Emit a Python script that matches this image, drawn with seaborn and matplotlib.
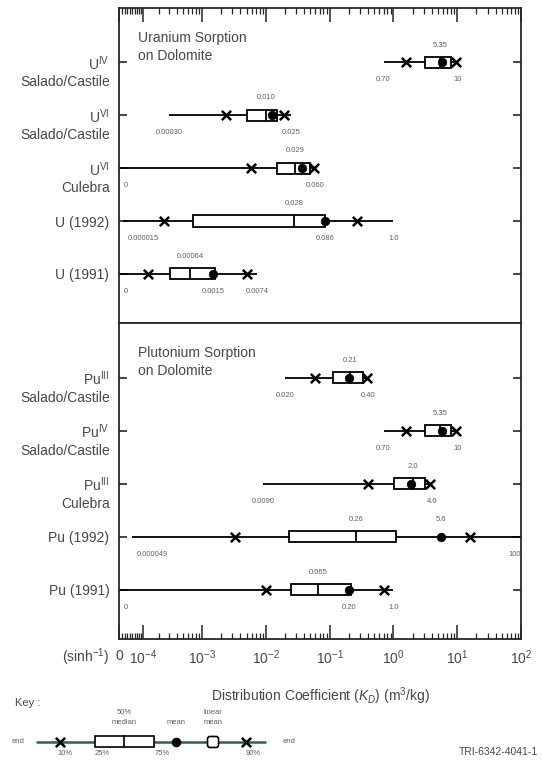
import numpy as np
import pandas as pd
import matplotlib
matplotlib.use("Agg")
import matplotlib.pyplot as plt
from matplotlib.patches import Rectangle, FancyBboxPatch
import seaborn as sns

sns.set_style("ticks")
plt.rcParams["font.family"] = ["Liberation Sans", "DejaVu Sans"]
plt.rcParams["mathtext.fontset"] = "custom"
plt.rcParams["mathtext.rm"] = "Liberation Sans"
plt.rcParams["mathtext.it"] = "Liberation Sans:italic"
plt.rcParams["mathtext.default"] = "regular"

TEXT = "#474747"
SMALL = "#606060"

# ---- Uranium sorption on dolomite ----
u_names = ["U$^{IV}$", "U$^{VI}$", "U$^{VI}$", "U (1992)", "U (1991)"]
u_sites = ["Salado/Castile", "Salado/Castile", "Culebra", "", ""]
u_min = ["0.70", "0.00030", "0", "0.000015", "0"]
u_p10 = [1.6, 0.0024, 0.0059, 0.00024, 0.000126]
u_p25 = [3.1, 0.0050, 0.015, 0.00073, 0.00031]
u_median = ["5.35", "0.010", "0.029", "0.028", "0.00064"]
u_p75 = [8.0, 0.0148, 0.049, 0.085, 0.0016]
u_p90 = [9.6, 0.019, 0.057, 0.27, 0.0050]
u_max = ["10", "0.025", "0.060", "1.0", "0.0074"]
u_mean = ["5.7", "0.0124", "0.037", "0.086", "0.0015"]
u_mean_label = ["", "", "", "below", "below"]

# ---- Plutonium sorption on dolomite ----
pu_names = ["Pu$^{III}$", "Pu$^{IV}$", "Pu$^{III}$", "Pu (1992)", "Pu (1991)"]
pu_sites = ["Salado/Castile", "Salado/Castile", "Culebra", "", ""]
pu_min = ["0.020", "0.70", "0.0090", "0.000049", "0"]
pu_p10 = [0.059, 1.6, 0.40, 0.0033, 0.010]
pu_p25 = [0.115, 3.1, 1.03, 0.023, 0.025]
pu_median = ["0.21", "5.35", "2.0", "0.26", "0.065"]
pu_p75 = [0.33, 8.0, 3.1, 1.1, 0.22]
pu_p90 = [0.38, 9.6, 3.8, 16.0, 0.70]
pu_max = ["0.40", "10", "4.0", "100", "1.0"]
pu_mean = ["0.20", "5.7", "1.9", "5.6", "0.20"]
pu_mean_label = ["", "", "", "above", "below"]

# axis ticks
major_ticks = [0, 1e-4, 1e-3, 1e-2, 1e-1, 1e0, 1e1, 1e2]
major_labels = ["0", "10$^{-4}$", "10$^{-3}$", "10$^{-2}$", "10$^{-1}$",
                "10$^{0}$", "10$^{1}$", "10$^{2}$"]
minor_ticks = [k * 1e-5 for k in range(1, 10)] + \
              [k * 10.0 ** e for e in range(-4, 2) for k in range(2, 10)]


def panel_frame(names, sites, mins, p10, p25, med, p75, p90, maxs, means, mean_lab):
    return pd.DataFrame({
        "row": np.arange(len(names)),
        "name": names, "site": sites,
        "min": [float(v) for v in mins], "min_txt": mins,
        "p10": p10, "p25": p25,
        "median": [float(v) for v in med], "median_txt": med,
        "p75": p75, "p90": p90,
        "max": [float(v) for v in maxs], "max_txt": maxs,
        "mean": [float(v) for v in means], "mean_txt": means,
        "mean_lab": mean_lab,
    })


u_df = panel_frame(u_names, u_sites, u_min, u_p10, u_p25, u_median, u_p75,
                   u_p90, u_max, u_mean, u_mean_label)
pu_df = panel_frame(pu_names, pu_sites, pu_min, pu_p10, pu_p25, pu_median,
                    pu_p75, pu_p90, pu_max, pu_mean, pu_mean_label)

fig = plt.figure(figsize=(5.42, 7.71), dpi=100)
ax_u = fig.add_axes([0.2196, 0.581, 0.7417, 0.4086])
ax_pu = fig.add_axes([0.2196, 0.1712, 0.7417, 0.4098])


def draw_panel(ax, df, title):
    y = df["row"].to_numpy()
    ax.hlines(y, df["min"], df["max"], color="black", lw=1.3, zorder=1)
    ax.barh(y, df["p75"] - df["p25"], left=df["p25"], height=0.21,
            color="white", edgecolor="black", linewidth=1.3, zorder=2)
    ax.vlines(df["median"], y - 0.105, y + 0.105, color="black", lw=1.3, zorder=3)
    pct = df.melt(id_vars="row", value_vars=["p10", "p90"], value_name="kd")
    sns.scatterplot(data=pct, x="kd", y="row", marker="x", color="black",
                    s=45, linewidth=1.8, ax=ax, legend=False, zorder=4)
    sns.scatterplot(data=df, x="mean", y="row", marker="o", color="black",
                    s=38, edgecolor="black", ax=ax, legend=False, zorder=5)

    small = dict(fontsize=5.5, color=SMALL, va="center")
    for _, r in df.iterrows():
        yy = r["row"]
        ax.text(r["median"], yy - 0.33, r["median_txt"], ha="center", **small)
        if r["min"] < 1e-4:
            # values inside the linear zone sit against the axis, so left-align
            ax.annotate(r["min_txt"], xy=(r["min"], yy + 0.33),
                        xytext=(5, 0), textcoords="offset pixels",
                        ha="left", **small)
        else:
            ax.text(r["min"], yy + 0.33, r["min_txt"], ha="center", **small)
        ax.text(r["max"], yy + 0.33, r["max_txt"],
                ha="right" if r["max"] >= 100 else "center", **small)
        if r["mean_lab"]:
            off = -0.33 if r["mean_lab"] == "above" else 0.33
            ax.text(r["mean"], yy + off, r["mean_txt"], ha="center", **small)
        if r["site"]:
            ax.annotate(r["site"], xy=(0, yy), xycoords=("axes fraction", "data"),
                        xytext=(-9, -20), textcoords="offset pixels",
                        ha="right", va="center", fontsize=10, color=TEXT)

    ax.text(0.047, 0.927, title, transform=ax.transAxes, ha="left", va="top",
            fontsize=10, color=TEXT, linespacing=1.35)

    ax.set_xscale("asinh", linear_width=1e-4)
    ax.set_xlim(0, 100)
    ax.set_ylim(4.93, -1.03)
    ax.set_xticks(major_ticks)
    ax.set_xticks(minor_ticks, minor=True)
    ax.set_yticks(y)
    ax.set_yticklabels(df["name"], fontsize=10, color=TEXT)
    ax.set_xlabel("")
    ax.set_ylabel("")
    ax.tick_params(axis="y", which="both", direction="in", left=True, right=True,
                   length=6, width=1.2, pad=7)
    ax.tick_params(axis="x", which="major", direction="in", length=10, width=1.1)
    ax.tick_params(axis="x", which="minor", direction="in", length=4.5, width=0.9)
    for s in ax.spines.values():
        s.set_linewidth(1.3)
        s.set_visible(True)


draw_panel(ax_u, u_df, "Uranium Sorption\non Dolomite")
draw_panel(ax_pu, pu_df, "Plutonium Sorption\non Dolomite")

ax_u.tick_params(axis="x", which="both", top=True, bottom=False,
                 labelbottom=False, labeltop=False)
ax_pu.tick_params(axis="x", which="both", top=False, bottom=True,
                  labelbottom=True, labelsize=10, labelcolor=TEXT, pad=7)
ax_pu.set_xticklabels(major_labels)
ax_pu.set_xlabel("Distribution Coefficient ($\\mathit{K_D}$) (m$^{3}$/kg)",
                 fontsize=10, color=TEXT, labelpad=13)
ax_pu.annotate("(sinh$^{-1}$)", xy=(0, 0), xycoords=("data", "axes fraction"),
               xytext=(-10, -18), textcoords="offset pixels",
               ha="right", va="center", fontsize=10, color=TEXT)

# ---- key ----
key = fig.add_axes([0, 0, 1, 0.12])
key.set_xlim(0, 542)
key.set_ylim(0.12 * 771, 0)
key.axis("off")
key_x = {"start": 37, "p10": 60, "p25": 95, "p50": 124, "p75": 154,
         "mean": 176, "lin": 213, "p90": 246, "end": 265}
ky = 63.5
key.text(15, 24.5, "Key :", fontsize=8, color=TEXT, va="center")
key.plot([key_x["start"], key_x["end"]], [ky, ky], color="#2e5e5a", lw=1.8, zorder=1)
key.add_patch(Rectangle((key_x["p25"], ky - 5.5), key_x["p75"] - key_x["p25"], 11,
                        facecolor="white", edgecolor="black", lw=1.2, zorder=2))
key.plot([key_x["p50"], key_x["p50"]], [ky - 5.5, ky + 5.5], color="black", lw=1.2, zorder=3)
key.scatter([key_x["p10"], key_x["p90"]], [ky, ky], marker="x", s=45,
            color="black", linewidths=1.8, zorder=4)
key.scatter([key_x["mean"]], [ky], marker="o", s=35, color="black", zorder=4)
key.add_patch(FancyBboxPatch((key_x["lin"] - 5, ky - 5), 10, 10,
                             boxstyle="round,pad=0.5,rounding_size=2.5",
                             facecolor="white", edgecolor="black", lw=1.2, zorder=4))
ks = dict(fontsize=5.5, color=SMALL, ha="center", va="center")
key.text(18, ky, "end", **ks)
key.text(289, ky, "end", **ks)
key.text(key_x["p50"], 34.5, "50%", **ks)
key.text(key_x["p50"], 44.5, "median", **ks)
key.text(key_x["mean"], 44.5, "mean", **ks)
key.text(key_x["lin"], 34.5, "linear", **ks)
key.text(key_x["lin"], 44.5, "mean", **ks)
key.text(key_x["p10"] + 5, 75.5, "10%", **ks)
key.text(key_x["p25"] + 7, 75.5, "25%", **ks)
key.text(key_x["p75"] + 8, 75.5, "75%", **ks)
key.text(key_x["p90"] + 7, 75.5, "90%", **ks)
key.text(538, 73.5, "TRI-6342-4041-1", fontsize=7.5, color=TEXT, ha="right", va="center")

fig.savefig("out.png", dpi=100)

> [GOAL OF THE EXERCISE]: From the data above, gather every line that includes the word "seaborn".

> [OUTPUT OF THE EXERCISE]:
Emit a Python script that matches this image, drawn with seaborn and matplotlib.
import seaborn as sns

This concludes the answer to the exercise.